In an interview with the Hartford Courant's Dom Amore earlier this week, Calhoun wouldn't get into specifics about his future with the Huskies (which has been his M.O. in recent years), but he did talk about the memories built in a quarter-century in Storrs and how they still motivate him.

"I'm not a true romantic," he said, "in the sense that I don't reminisce about old times. When someone comes in I haven't seen in a while, it will inspire thoughts of what we did together. But I'll always think of the future. When I took this job, I told my wife [Pat] I would do it about 10 years, and when I was 50 or so I could do other things. … Then 60 became the magical number. And we haven't talked about it since. I don't feel an age, quite honestly. But, A, I never thought I would [coach to 70] and, B, it just comes upon you."

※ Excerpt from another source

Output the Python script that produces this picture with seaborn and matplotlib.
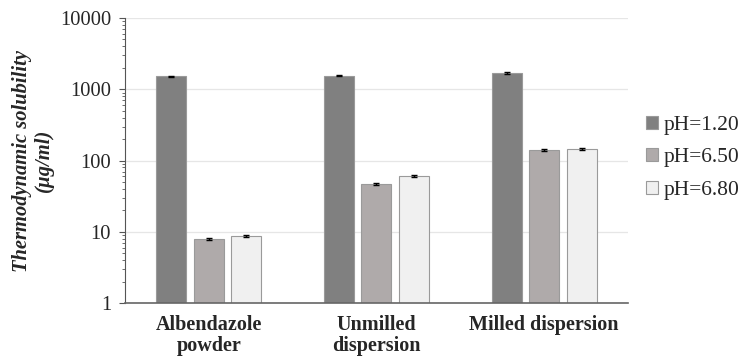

New UConn athletic director Warde Manuel said recently that there are no plans for a coach-in-waiting to succeed Calhoun, Conventional wisdom had it that former Huskies guard and young assistant coach Kevin Ollie would be that person although Calhoun told the AP that “Warde and I are on the same page. We’re both working for the success of the basketball program.”

As for the immediate future, Calhoun admits that he didn't hang it up after UConn's improbable title run in 2011 because of the looming NCAA sanctions, both recruiting and academic.

"I know there are things I could have done better," he told Amore. "Should have done better, should have not done. But most everything I've ever tried, I tried for the right reasons. If it didn't go right, I'll fix it, but I can't change that now."

Calhoun's said many times before that he wants to leave UConn in better shape than he found it. And that's one of the reasons that, at 70, he's still plugging away.